Mas meus sogros, Heloísa e Valentim, gostam de você. E, como
tenho um grande carinho por
meus sogros, sou grato por todas
as vezes que eles passaram bons
momentos assistindo ao "show do
Silvio".
No ano passado, quando surgiu
o boato de que você estaria doente, uma senhora, minha conhecida, comentou: "Só o que faltava,
não ter mais nem o Silvio". Em
geral, minha turma é crítica e
pensa que você distribui ilusões
como a gente enfia balas nas
mãos dos meninos nos faróis. Mas
eu acho que há um grande mérito
(seu mérito) em conseguir encarnar, para tantos brasileiros, um
sentimento sem o qual é difícil viver: a esperança de que amanhã a
gente tenha um pouco de sorte.
Por isso, permito-me a familiaridade desta carta.

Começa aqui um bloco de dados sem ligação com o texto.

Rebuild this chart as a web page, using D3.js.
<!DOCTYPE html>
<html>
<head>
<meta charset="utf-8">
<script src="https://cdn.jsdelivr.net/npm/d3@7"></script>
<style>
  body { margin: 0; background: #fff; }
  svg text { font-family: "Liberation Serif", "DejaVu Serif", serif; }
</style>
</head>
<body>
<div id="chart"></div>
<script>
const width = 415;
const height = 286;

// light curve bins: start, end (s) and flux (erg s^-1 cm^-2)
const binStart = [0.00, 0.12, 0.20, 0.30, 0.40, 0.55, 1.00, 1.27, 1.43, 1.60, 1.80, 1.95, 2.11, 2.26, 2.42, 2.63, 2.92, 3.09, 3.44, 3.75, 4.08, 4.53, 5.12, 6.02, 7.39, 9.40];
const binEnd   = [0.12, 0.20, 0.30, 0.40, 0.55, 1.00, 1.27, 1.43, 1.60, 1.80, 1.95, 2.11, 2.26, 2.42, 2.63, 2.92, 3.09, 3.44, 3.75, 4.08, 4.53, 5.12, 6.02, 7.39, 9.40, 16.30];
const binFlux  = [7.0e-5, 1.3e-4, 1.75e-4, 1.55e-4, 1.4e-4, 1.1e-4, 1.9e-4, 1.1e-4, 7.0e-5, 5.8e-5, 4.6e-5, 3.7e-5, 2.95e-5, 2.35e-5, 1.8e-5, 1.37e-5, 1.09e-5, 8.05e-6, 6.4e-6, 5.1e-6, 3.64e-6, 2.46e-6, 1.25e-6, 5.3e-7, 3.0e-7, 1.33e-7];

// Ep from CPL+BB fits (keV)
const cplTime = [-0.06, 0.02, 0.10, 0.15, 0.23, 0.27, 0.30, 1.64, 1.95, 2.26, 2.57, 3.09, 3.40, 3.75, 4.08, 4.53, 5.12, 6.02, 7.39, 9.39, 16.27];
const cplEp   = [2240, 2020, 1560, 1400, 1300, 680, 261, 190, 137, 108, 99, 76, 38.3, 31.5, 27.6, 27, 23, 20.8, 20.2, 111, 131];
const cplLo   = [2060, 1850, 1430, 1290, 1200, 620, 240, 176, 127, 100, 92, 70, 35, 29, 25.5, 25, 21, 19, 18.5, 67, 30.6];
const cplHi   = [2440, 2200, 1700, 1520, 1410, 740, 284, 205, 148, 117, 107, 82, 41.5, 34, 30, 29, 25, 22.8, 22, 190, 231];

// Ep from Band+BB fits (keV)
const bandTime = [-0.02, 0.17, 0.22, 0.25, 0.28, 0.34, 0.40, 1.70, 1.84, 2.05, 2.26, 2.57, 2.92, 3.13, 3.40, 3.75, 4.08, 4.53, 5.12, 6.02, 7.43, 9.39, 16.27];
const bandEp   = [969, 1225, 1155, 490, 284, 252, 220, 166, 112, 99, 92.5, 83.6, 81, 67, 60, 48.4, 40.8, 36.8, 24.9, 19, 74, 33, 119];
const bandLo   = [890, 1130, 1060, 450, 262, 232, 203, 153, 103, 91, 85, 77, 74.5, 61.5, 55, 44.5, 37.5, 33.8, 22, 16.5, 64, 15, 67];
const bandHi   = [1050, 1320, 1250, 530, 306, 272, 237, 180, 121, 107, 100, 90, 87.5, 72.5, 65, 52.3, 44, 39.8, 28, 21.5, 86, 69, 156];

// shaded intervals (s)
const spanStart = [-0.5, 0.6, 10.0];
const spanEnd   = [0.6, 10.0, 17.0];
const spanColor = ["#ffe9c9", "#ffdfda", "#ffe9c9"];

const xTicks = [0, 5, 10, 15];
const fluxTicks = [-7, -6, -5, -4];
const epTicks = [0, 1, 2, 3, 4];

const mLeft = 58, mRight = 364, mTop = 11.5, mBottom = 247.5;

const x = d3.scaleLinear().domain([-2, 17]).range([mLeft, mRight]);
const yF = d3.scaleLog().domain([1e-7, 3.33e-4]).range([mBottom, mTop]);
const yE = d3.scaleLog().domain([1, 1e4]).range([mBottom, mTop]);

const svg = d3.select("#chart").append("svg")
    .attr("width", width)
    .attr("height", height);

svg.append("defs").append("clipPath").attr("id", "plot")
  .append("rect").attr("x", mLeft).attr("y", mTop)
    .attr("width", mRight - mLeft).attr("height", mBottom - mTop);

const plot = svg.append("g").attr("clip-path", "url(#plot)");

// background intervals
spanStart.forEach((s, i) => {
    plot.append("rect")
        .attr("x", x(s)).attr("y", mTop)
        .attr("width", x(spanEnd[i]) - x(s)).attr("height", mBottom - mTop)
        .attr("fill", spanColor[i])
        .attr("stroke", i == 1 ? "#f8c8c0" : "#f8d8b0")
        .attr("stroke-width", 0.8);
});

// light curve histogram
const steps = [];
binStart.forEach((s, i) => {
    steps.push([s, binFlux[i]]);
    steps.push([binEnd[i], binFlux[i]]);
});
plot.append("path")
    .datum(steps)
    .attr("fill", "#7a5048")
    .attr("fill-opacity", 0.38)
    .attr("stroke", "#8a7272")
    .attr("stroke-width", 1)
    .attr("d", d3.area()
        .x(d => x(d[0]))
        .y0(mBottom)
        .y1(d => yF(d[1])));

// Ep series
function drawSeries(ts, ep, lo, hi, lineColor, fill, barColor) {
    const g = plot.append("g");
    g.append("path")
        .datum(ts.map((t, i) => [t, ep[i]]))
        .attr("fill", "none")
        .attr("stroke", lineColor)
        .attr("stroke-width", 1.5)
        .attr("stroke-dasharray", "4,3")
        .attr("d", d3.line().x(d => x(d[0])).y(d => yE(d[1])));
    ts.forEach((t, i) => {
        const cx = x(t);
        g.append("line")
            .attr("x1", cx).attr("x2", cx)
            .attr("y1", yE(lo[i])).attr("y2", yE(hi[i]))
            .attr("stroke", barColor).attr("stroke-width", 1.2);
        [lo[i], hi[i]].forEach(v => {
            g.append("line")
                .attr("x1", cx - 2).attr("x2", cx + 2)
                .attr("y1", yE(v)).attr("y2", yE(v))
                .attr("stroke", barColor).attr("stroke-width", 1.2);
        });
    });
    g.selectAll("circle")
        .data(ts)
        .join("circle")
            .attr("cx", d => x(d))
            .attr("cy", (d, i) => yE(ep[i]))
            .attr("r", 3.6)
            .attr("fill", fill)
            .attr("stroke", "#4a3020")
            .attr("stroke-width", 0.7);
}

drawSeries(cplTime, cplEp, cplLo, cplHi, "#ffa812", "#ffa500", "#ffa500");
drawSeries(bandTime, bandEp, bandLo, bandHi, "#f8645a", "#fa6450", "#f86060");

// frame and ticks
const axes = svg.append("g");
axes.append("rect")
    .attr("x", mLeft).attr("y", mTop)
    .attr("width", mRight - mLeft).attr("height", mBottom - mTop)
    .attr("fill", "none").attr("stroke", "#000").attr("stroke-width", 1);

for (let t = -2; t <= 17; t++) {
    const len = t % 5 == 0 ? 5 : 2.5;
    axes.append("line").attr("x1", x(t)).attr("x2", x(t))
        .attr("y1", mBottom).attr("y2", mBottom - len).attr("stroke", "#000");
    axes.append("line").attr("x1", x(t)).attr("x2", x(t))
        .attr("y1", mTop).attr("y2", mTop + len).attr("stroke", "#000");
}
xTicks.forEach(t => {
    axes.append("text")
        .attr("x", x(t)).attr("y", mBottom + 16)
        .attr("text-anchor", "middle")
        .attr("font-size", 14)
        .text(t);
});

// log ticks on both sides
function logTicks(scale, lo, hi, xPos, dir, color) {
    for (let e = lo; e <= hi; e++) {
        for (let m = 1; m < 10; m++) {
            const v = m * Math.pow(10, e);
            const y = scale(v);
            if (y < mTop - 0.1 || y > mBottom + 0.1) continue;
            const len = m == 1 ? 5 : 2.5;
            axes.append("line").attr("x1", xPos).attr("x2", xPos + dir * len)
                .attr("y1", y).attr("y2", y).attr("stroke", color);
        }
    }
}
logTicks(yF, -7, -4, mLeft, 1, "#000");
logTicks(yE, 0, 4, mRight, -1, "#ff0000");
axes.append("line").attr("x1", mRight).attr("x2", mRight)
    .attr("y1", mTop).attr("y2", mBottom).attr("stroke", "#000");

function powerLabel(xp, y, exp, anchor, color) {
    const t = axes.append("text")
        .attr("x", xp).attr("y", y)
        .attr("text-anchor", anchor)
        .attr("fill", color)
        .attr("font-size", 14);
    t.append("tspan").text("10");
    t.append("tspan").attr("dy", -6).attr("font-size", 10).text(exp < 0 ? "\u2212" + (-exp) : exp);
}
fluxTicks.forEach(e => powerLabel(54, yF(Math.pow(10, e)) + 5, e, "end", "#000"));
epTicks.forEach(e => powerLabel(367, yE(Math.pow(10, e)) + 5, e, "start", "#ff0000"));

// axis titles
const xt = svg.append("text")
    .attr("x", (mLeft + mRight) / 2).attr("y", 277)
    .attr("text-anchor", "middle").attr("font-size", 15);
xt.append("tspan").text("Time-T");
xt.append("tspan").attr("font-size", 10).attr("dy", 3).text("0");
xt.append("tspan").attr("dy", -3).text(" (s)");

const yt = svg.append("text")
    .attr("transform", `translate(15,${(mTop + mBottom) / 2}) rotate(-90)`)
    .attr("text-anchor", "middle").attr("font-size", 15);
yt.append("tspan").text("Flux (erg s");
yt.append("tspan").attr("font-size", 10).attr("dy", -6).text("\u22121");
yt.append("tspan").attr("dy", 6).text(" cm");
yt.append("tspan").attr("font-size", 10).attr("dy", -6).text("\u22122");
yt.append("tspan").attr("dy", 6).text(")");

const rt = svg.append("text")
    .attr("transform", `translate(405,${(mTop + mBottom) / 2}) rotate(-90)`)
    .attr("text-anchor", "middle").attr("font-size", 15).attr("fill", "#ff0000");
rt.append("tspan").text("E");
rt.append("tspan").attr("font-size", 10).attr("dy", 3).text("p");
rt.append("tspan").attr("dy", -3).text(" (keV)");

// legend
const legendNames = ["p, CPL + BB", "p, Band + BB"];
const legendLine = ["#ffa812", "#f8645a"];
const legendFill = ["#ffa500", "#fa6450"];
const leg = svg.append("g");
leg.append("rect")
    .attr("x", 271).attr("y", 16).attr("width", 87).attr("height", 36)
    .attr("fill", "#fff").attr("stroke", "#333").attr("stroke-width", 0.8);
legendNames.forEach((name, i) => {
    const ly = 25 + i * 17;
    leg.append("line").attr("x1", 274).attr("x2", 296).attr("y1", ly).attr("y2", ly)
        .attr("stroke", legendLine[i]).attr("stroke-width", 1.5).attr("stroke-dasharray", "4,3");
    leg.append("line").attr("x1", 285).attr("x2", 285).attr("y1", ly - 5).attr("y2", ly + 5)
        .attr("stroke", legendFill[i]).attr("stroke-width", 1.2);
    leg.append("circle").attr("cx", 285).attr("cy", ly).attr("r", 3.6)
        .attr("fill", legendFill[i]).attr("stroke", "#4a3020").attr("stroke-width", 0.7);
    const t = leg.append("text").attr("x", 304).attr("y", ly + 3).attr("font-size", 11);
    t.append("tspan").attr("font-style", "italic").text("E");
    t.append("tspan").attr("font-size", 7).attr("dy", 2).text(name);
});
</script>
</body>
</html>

Escrevo-lhe por uma história
que você deve estar cansado de
ouvir: o grupo que você lidera
projeta um shopping center (ou
um centro de convenções) na área
do Bexiga em que surge o Teatro
Oficina, dirigido por Zé Celso
Martinez. Claro, ninguém contesta: o teatro é tombado, pois ele é
um patrimônio insubstituível da
cultura brasileira, tanto por sua
arquitetura quanto pela companhia que ele abriga. Também
imagino, embora eu não conheça
o projeto em sua fase atual, que
nenhum arquiteto se proporia a
encapsular o Oficina num casulo
de edifícios. Então, qual é o problema?
O problema, como você sabe, é o
espaço ao redor do Oficina. É necessário um recuo suficiente para
que a luz do dia e o sol atravessem
livremente a parede de vidro que,
com o teto retrátil, faz do Oficina
esta raridade: uma sala de teatro
aberta para o mundo. Além disso,
no terreno ao lado e nos fundos
do teatro, o projeto do Oficina
prevê uma arena aberta e locais
para atividades que vão além da
produção de peças: um lugar de
lazer e educação teatral para as
crianças do Bexiga que freqüentam o Oficina, um centro de estudos etc.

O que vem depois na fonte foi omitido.